火星特有の砂嵐への対処や閉鎖環境での生活の難しさなど、トラブルに見舞われながらも人が住める拠点を築くドラマ部分の映像は、「オデッセイ」にも似たリアルな火星の大地の映像があって引き込まれる。ドキュメンタリーパートでは、最新の探査機が捉えた本物の地表の映像などもあり、火星の知識のアップデートに役立つ。製作総指揮は、「アポロ13」で知られるロン・ハワードと、映画プロデューサーのブライアン・グレイザー。オデッセイの原著「火星の人」の著者であるアンディ・ウィアーもドキュメンタリーの中で登場し、真面目で堅くなりがちな話題をさらりと分かりやすく伝えてくれる。
例えば、第1話では火星着陸時にトラブルに見舞われるシーンがある。「序盤なのだから、何とか切り抜けるだろう」と頭では分かっていても、やはり観ていてハラハラする展開だ。その途中で、スペースXによる再利用可能ロケットの洋上船着陸実験シーンが挿入され、専門家のナレーションで宇宙船を地表に着陸させることの難しさを教えてくれる。ここが小難しくて長いとダレてしまうが、盛り上がった気分が冷めないうちにドラマパートに戻るので、気分がそがれない。次のエピソードも続けて見たくなる、飽きさせない魅力があってオススメだ。
「ミッション・トゥ・マーズ」
2000年の映画「ミッション・トゥ・マーズ」。18年前の作品だが、過去の火星の風景の描かれ方をあらためて振り返る、という意味ではそれなりに楽しめた。Amazonビデオでの字幕版のレンタル料金は199円。dTVやビデオマーケットなどでもレンタル/購入できる。
ストーリーは、史上初の火星有人探査計画に参加したメンバーが事故で1人だけ生き残り、彼の捜索・救出と事故原因の究明のために向かった新たなメンバーが未知の知的生命体と遭遇する……というもの。後半の展開は、火星の地表で発見された「人面岩」が知的生命体と関係があるのでは、とまことしやかに囁かれていた時代のスリラーっぽさが色濃く、宇宙人も登場するなど完全にフィクションである(その後の観測で人面岩は、撮影時の光と影の関係や、当時のカメラの性能の限界が生み出した産物と結論づけられている)。
ただ、火星の大地の描写については、今ほど観測結果が得られていなかった時代の作品ながら、今でも見応えがある。赤く険しい峡谷の映像が多いのが上記2作との風景描写の違いだ。

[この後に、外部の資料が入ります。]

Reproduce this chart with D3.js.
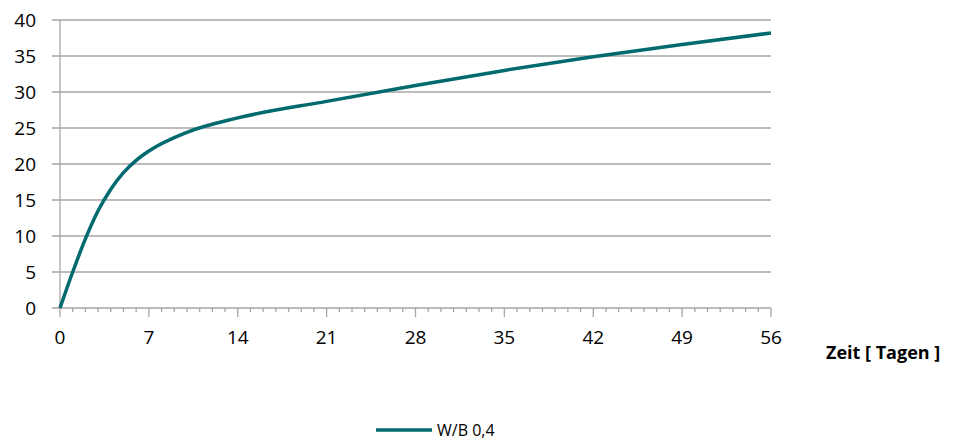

ミッション・トゥ・マーズに限らず、十数年前の火星SFでは地表を深く抉るような峡谷の描写が目立つ。現実の火星の赤道付近に刻まれている、巨大なマリネリス渓谷の印象が強かったのだろう。当時は上空から見下ろす探査機が主流で、1970年代のバイキング1号・2号が着陸地点から固定で撮った写真以上のデータは無かったはず。だが限られた資料から再現された火星の大地としては、意外によくできている。
現実の火星有人探査は、NASAが2030年代の実現を目指しているという。その他にも民間企業を含め、さまざま国で計画が進められている。もし人類が本当に火星に降り立つことができたら、火星SF映画の描かれ方はまた新たなターニングポイントを迎えることになるだろうか?